Twitter sued to enforce the deal because the price Musk had agreed to pay would deliver a windfall to investors compared to the price at which its shares were then trading. The court, led by the no-nonsense judge Kathaleen McCormick, gave every sign it viewed the spambots claim as a flimsy excuse. Texts and emails between Musk and his circle of wealthy friends, advisers and hangers-on were subpoenaed. Awkward messages such as people asking for jobs for their children at a Musk-owned Twitter or promises to chip in millions with scant diligence were exposed. Before a trial at which Musk and others would have likely had to testify, the billionaire dropped his claims and agreed to proceed with the deal as initially agreed.
What has Musk already done to Twitter?
Musk has moved fast. He has fired the company’s leadership, including its chief executive, chief financial officer and its head of legal policy, trust and safety. The men were allegedly sacked “for cause”, a kind of provision that means there was a reason for the sacking and which also allows the company to avoid tens of millions in severance payments it would otherwise owe.
He has also sent packing the nine people who made up the board of Twitter, making him the sole director.
A billionaire Saudi prince and his holding company are the company’s largest shareholder after Musk.
Meanwhile, he has ordered a revamp of Twitter’s paid membership tier, Twitter Blue, which costs $US5 a month and could be expanded to include the platform’s coveted “blue tick” verification (which means their identity has been confirmed by Twitter). Technology site The Verge reported that Musk wants the price increased to $US20 per month, although the billionaire is mercurial and known to abandon his plans at short notice.

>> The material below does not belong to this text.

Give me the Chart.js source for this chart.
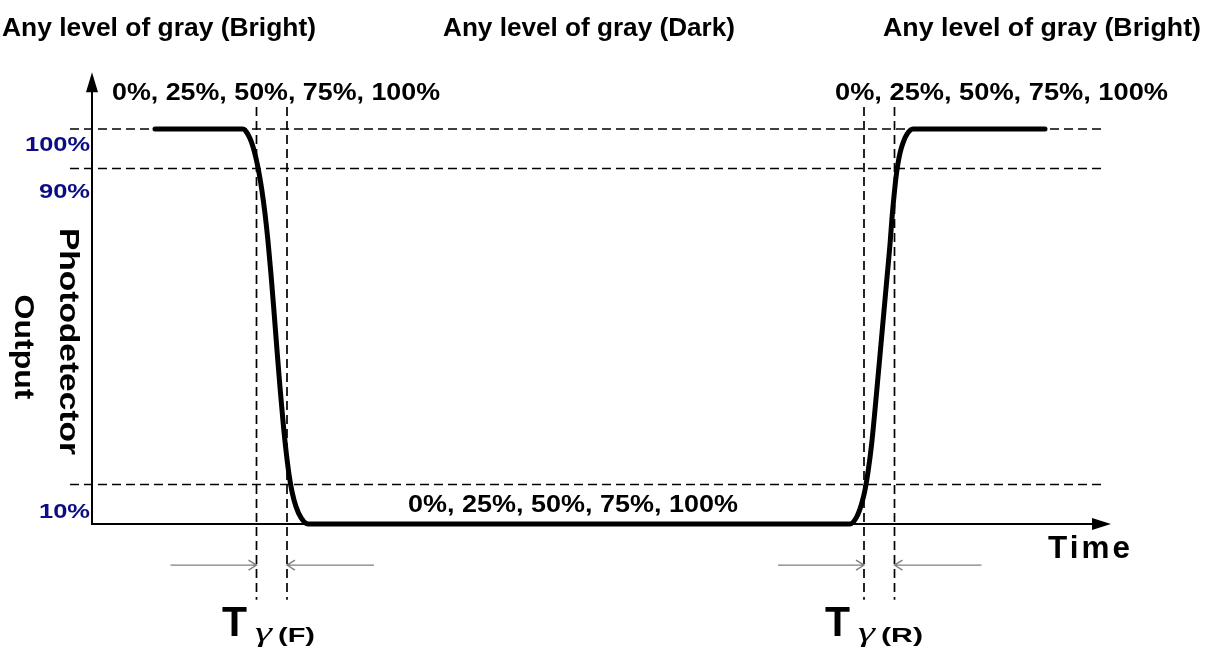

And he has reassured advertisers that Twitter will remain a safe place for their brands, although that statement is hard to reconcile with his previously expressed view, “I hate advertising”. And while a small handful of famous users, such as the US TV producer Shonda Rhimes, known for Grey’s Anatomy, have said they will quit Twitter because of Musk’s ownership, there are no signs of a mass exodus.
Now that the company is private, its shares are no longer trading on the New York Stock Exchange. People and organisations that held shares when it went private will be paid $54.20 per share. However, the billionaire Saudi Prince Alwaleed bin Talal and his holding company have reportedly rolled over a combined $US1.89 billion in existing Twitter shares, making them the company’s largest shareholder after Musk – a situation that US Democratic Senator Chris Murphy has said warrants scrutiny from a government panel that reviews national security risks from foreign investments in the States.
Does Musk have an agenda?
Musk has described himself as a “free-speech absolutist” who has promised to overturn the ban on former president Trump, who was barred from Twitter for “glorifying violence” around the January 6 riot at the US Capitol. But how that will translate into policies for Twitter, which is already known for its often caustic discourse, is not clear.

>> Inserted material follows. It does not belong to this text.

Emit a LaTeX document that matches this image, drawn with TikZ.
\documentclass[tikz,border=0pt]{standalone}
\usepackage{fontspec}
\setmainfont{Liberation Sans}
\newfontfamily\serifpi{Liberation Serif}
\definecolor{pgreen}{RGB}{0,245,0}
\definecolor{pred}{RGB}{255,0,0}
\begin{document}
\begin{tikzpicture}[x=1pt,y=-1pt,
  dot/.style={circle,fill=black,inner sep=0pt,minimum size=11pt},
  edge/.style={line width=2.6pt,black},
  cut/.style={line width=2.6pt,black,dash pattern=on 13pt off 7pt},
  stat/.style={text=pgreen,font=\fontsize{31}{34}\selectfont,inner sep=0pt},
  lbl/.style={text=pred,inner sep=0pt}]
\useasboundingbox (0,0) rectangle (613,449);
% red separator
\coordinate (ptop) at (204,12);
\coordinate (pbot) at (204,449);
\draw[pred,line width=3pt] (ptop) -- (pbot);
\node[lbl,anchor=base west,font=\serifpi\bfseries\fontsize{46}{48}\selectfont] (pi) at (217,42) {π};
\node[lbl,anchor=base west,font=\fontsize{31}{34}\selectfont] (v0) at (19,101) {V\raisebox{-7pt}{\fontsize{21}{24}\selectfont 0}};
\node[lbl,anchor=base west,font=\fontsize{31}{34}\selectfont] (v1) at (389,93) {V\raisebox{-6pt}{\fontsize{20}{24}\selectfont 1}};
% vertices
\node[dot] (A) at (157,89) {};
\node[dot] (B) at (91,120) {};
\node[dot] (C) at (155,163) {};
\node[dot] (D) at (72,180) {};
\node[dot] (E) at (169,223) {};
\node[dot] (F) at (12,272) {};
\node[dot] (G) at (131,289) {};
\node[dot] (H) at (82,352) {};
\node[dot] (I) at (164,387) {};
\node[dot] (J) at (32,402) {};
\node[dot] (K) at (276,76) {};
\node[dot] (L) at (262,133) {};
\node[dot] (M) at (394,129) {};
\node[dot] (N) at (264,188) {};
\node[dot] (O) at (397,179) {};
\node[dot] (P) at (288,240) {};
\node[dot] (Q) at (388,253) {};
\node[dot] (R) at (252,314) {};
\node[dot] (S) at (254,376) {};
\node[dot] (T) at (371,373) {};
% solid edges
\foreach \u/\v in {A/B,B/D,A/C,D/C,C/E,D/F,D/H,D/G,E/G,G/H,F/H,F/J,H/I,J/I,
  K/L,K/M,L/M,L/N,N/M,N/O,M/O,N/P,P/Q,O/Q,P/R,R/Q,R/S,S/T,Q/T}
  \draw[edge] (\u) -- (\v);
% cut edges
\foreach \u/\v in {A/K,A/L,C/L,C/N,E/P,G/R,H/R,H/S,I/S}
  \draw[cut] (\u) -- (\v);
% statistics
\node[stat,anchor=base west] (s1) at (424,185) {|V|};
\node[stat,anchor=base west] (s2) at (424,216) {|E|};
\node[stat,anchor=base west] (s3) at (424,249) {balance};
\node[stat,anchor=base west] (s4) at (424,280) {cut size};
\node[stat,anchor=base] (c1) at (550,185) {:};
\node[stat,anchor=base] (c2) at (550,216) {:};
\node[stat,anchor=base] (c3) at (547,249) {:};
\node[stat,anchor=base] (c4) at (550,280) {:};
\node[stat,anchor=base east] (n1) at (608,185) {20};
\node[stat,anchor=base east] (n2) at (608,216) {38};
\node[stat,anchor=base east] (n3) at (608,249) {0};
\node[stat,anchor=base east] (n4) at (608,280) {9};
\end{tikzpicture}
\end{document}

Among the people in Musk’s “war room” running Twitter’s transition from a publicly listed company to Musk’s possession are Jason Calacanis, a left-leaning technology investor and media figure, and David Sacks, another technology investor with more conservative-libertarian politics. On a podcast he co-hosts called All In, Sacks said Musk’s track record at SpaceX and Tesla showed what he could do with Twitter. “He’s starting with this mission of restoring Twitter to being a free speech platform and the town square it was always meant to be,” Sacks said. “And in the process of doing that he’s going to figure out how to make Twitter into an even better product and into a great business, which it’s not today. I think it’s losing a few hundred million dollars a quarter.”
Twitter lost $536 million ($US344 million) in the second quarter of 2022, nearly $200 million in the first quarter and $768 million in the quarter before that.
Musk’s free speech bent has delighted conservatives, who have claimed to feel censored on the platform, and could prove profitable by allowing controversial but engaging content. It has also caused concerns from people worried that conspiracy theories, harassment and vilification could be allowed to spread on Twitter with fewer handbrakes.
“Twitter obviously cannot become a free-for-all hellscape, where anything can be said with no consequences.”
But Twitter makes almost all of its money from advertising, which relies on companies trusting that their messages will not be placed alongside or associated with objectionable content. If Musk wants to make money from his investment, which he must in order to satisfy the individuals and institutions that put billions into the deal alongside him, advertisers will be a limit on how far towards unrestrained free speech the platform can swing.
“Twitter obviously cannot become a free-for-all hellscape, where anything can be said with no consequences,” Musk said in a statement shortly after taking ownership.
What will Musk do to change Twitter?
The twin challenges facing Twitter are that it has struggled to make money, compared to peers such as Facebook’s owner, Meta, and that it has to grapple with a fire-hose of posts from some of the world’s most opinionated people that force it to balance free speech against concerns about disinformation, harassment and incitements to violence.
Musk has promised to address both, but his plans are vague. He has said he will create a council to determine which posts and users are removed from the platform. There is no detail about how it will operate yet, although Facebook has a similar body called the Oversight Board made up of prominent experts from around the world, including former politicians, that issues guidance to the company.
Musk has also said he wants Twitter to let users select what kind of posts they are shown. “In addition to adhering to the laws of the land, our platform must be warm and welcoming to all, where you can choose your desired experience according to your preferences just as you can choose, for example, to see movies or play video games ranging from all ages to mature,” Musk said in a statement.
On the financial front, Musk has promised to “defeat the spambots or die trying”, which is a problem that no social media company has managed to address. He is also reining in costs. The New York Times reported investors had been told that about half of the company’s 7500 staff would be axed. Musk has denied reports they could be fired within days to stop expensive stock options vesting.